Project Vesperi Preview: College Students Built a Sci-Fi Narrative Game, Then Made It Real
Last Praetorian Interactive turned their college project into a full branching narrative game set on Venus, launching April 24 with 10+ endings.
April 1, 2026 · 3 min read
Been gaming since the PS1 days. I have opinions and I'm not afraid to share them. If a game respects my time, I'll respect it back.

A group of college students built a narrative sci-fi game as their final project. It was supposed to be a free demo. Now it's launching as a full indie release on April 24, and it might be one of the most interesting choice-driven games of the year.
Project Vesperi comes from Last Praetorian Interactive, a studio that formed when those students graduated and decided their demo deserved to become something bigger. The result is a movie-length branching narrative set on Venus in 2083, where every decision shapes not just the story but whether each character lives or dies.
Venus, 2083: Earth is Running Out of Options
The setup is classic hard sci-fi. Earth's resources are dwindling. The Unified Nations of Earth has launched missions across the solar system looking for signs of life. On Venus, abandoned terraforming experiments accidentally created a habitable pocket, a zone with reduced pressure and heat where humans can actually survive. That's where Geyser Canyon Station was built. That's where you come in.

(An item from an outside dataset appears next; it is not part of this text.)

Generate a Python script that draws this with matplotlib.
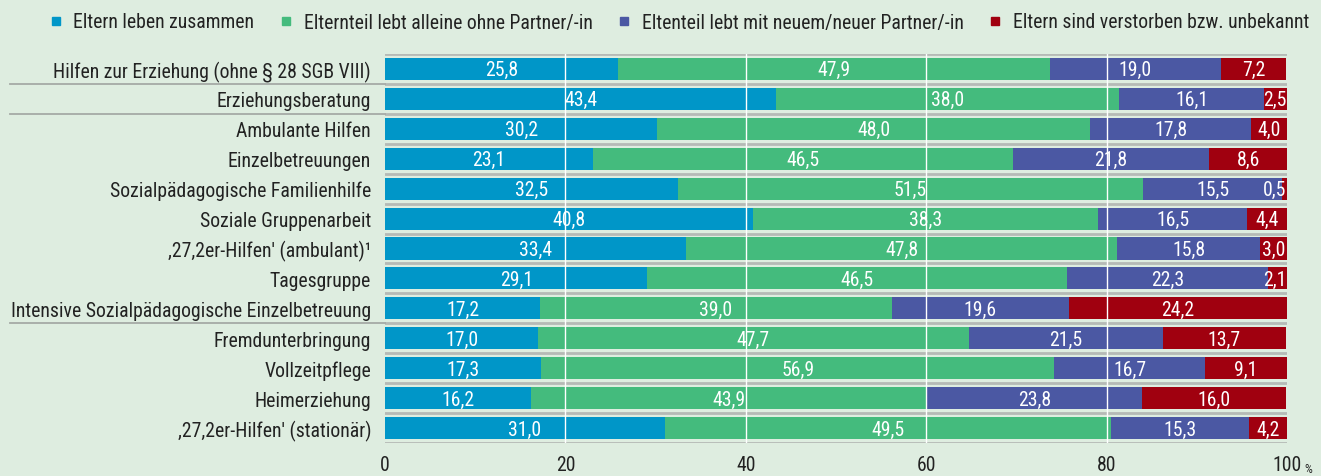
import matplotlib
matplotlib.use("Agg")
import matplotlib.pyplot as plt
from matplotlib.lines import Line2D
import numpy as np

plt.rcParams['font.family'] = ['Roboto Condensed', 'Archivo Narrow', 'DejaVu Sans']

categories = [
    "Hilfen zur Erziehung (ohne § 28 SGB VIII)",
    "Erziehungsberatung",
    "Ambulante Hilfen",
    "Einzelbetreuungen",
    "Sozialpädagogische Familienhilfe",
    "Soziale Gruppenarbeit",
    ",27,2er-Hilfen' (ambulant)¹",
    "Tagesgruppe",
    "Intensive Sozialpädagogische Einzelbetreuung",
    "Fremdunterbringung",
    "Vollzeitpflege",
    "Heimerziehung",
    ",27,2er-Hilfen' (stationär)",
]
series_names = [
    "Eltern leben zusammen",
    "Elternteil lebt alleine ohne Partner/-in",
    "Eltenteil lebt mit neuem/neuer Partner/-in",
    "Eltern sind verstorben bzw. unbekannt",
]
zusammen = [25.8, 43.4, 30.2, 23.1, 32.5, 40.8, 33.4, 29.1, 17.2, 17.0, 17.3, 16.2, 31.0]
alleine = [47.9, 38.0, 48.0, 46.5, 51.5, 38.3, 47.8, 46.5, 39.0, 47.7, 56.9, 43.9, 49.5]
neu = [19.0, 16.1, 17.8, 21.8, 15.5, 16.5, 15.8, 22.3, 19.6, 21.5, 16.7, 23.8, 15.3]
verstorben = [7.2, 2.5, 4.0, 8.6, 0.5, 4.4, 3.0, 2.1, 24.2, 13.7, 9.1, 16.0, 4.2]
xticks = [0, 20, 40, 60, 80, 100]
separator_after = [0, 1, 8]

colors = ["#0096c8", "#44bb7d", "#4b58a3", "#a0000f"]
bg = "#deede0"
fs = 14.2

fig = plt.figure(figsize=(13.21, 4.77), dpi=100, facecolor=bg)
ax = fig.add_axes([385/1321, 1-444/477, (1287-385)/1321, (444-55)/477])
ax.set_facecolor(bg)

y = np.arange(len(categories))
series = [zusammen, alleine, neu, verstorben]
left = np.zeros(len(categories))
for vals, col in zip(series, colors):
    vals = np.array(vals)
    ax.barh(y, vals, left=left, height=0.74, color=col, zorder=2)
    for yi, (l, v) in enumerate(zip(left, vals)):
        label = f"{v:.1f}".replace(".", ",")
        xc = l + v / 2
        if xc + 1.3 > 100:
            ax.text(99.9, yi + 0.03, label, ha="right", va="center",
                    color="white", fontsize=fs, zorder=4)
        else:
            ax.text(xc, yi + 0.03, label, ha="center", va="center",
                    color="white", fontsize=fs, zorder=4)
    left += vals

ax.set_xlim(0, 100)
ax.set_ylim(len(categories) - 0.5, -0.5)

for xv in xticks[1:-1]:
    ax.axvline(xv, color="white", lw=1, zorder=3)
for b in np.arange(-0.5, len(categories) + 0.5, 1):
    ax.axhline(b, color="#b5bab6", lw=2, zorder=1)

for s in separator_after:
    ax.plot([-0.416, 0], [s + 0.5, s + 0.5], color="#a5aaa6", lw=1.3,
            transform=ax.get_yaxis_transform(), clip_on=False)

ax.set_yticks(y)
ax.set_yticklabels(categories, fontsize=fs, color="#222222")
ax.set_xticks(xticks)
ax.set_xticklabels([str(t) for t in xticks], fontsize=fs, color="#222222")
ax.tick_params(axis="both", length=0)
ax.tick_params(axis="y", pad=10)
ax.tick_params(axis="x", pad=9)
for sp in ax.spines.values():
    sp.set_visible(False)
ax.text(101.9, -0.065, "%", transform=ax.get_xaxis_transform(), fontsize=9, color="#222222",
        ha="left", va="center")

handles = [Line2D([], [], marker="s", linestyle="none", markersize=6, color=c) for c in colors]
fig.legend(handles, series_names, loc="center right", bbox_to_anchor=(1.0, 1 - 23/477),
           ncol=4, frameon=False, fontsize=fs, handletextpad=0.3, columnspacing=1.0,
           labelcolor="#222222", borderaxespad=0.2, handlelength=1.2)

fig.savefig("out.png", dpi=100, facecolor=bg)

You play as Doctor Evelyn Roth, a UNE astrobiologist who has dedicated her career to searching for life beyond Earth. When an anomaly is detected on Venus, Evelyn must decide how far she's willing to go to secure it. Things get complicated when an intruder appears at the station.
Choices That Actually Change Things
Last Praetorian Interactive built Project Vesperi around meaningful player agency. The game features over ten distinct endings with variations based on decisions made throughout the story. This isn't cosmetic branching where you get the same result with different dialogue. Your choices shape how other characters perceive Evelyn, unlock new conversation pathways, and determine who survives.
Every character in the game can die depending on your decisions. The developers designed it for replays, encouraging players to explore different approaches and see how dramatically the narrative can shift. How you handle conflict matters. Whether you're aggressive, diplomatic, or somewhere between changes everything.
From Student Demo to Full Release
The origin story here is worth noting. Project Vesperi started as a student project, a polished demo that was supposed to release for free. The team graduated, looked at what they'd built, and realized it could be more. They expanded the scope, added content, and transformed it into a complete cinematic experience.
The original student demo remains available for free on Steam, serving as both a preview and a snapshot of where the project started. The full game launches at a small indie price point, reflecting the team's background while delivering a significantly expanded experience.
For players who want deeper context, the developers have produced a series of interviews called "Venus Unveiled" featuring the cast, crew, and development team. It's a nice touch that shows genuine investment in the world they've created.
What to Expect
Project Vesperi promises lifelike performances, rich world-building, and tense action sequences packed into its movie-length runtime. The sci-fi setting on Venus gives it visual distinctiveness. The branching structure gives it replay value. The underdog origin gives it heart.
The game carries a mature content warning for frequent violence and gore, so expect the narrative to have real stakes. When characters can die based on your choices, those deaths apparently carry weight.
It launches April 24, 2026 on Steam and Epic Games Store. If you're into narrative games where decisions matter, a team of ex-students betting on their passion project might just deliver something worth your time.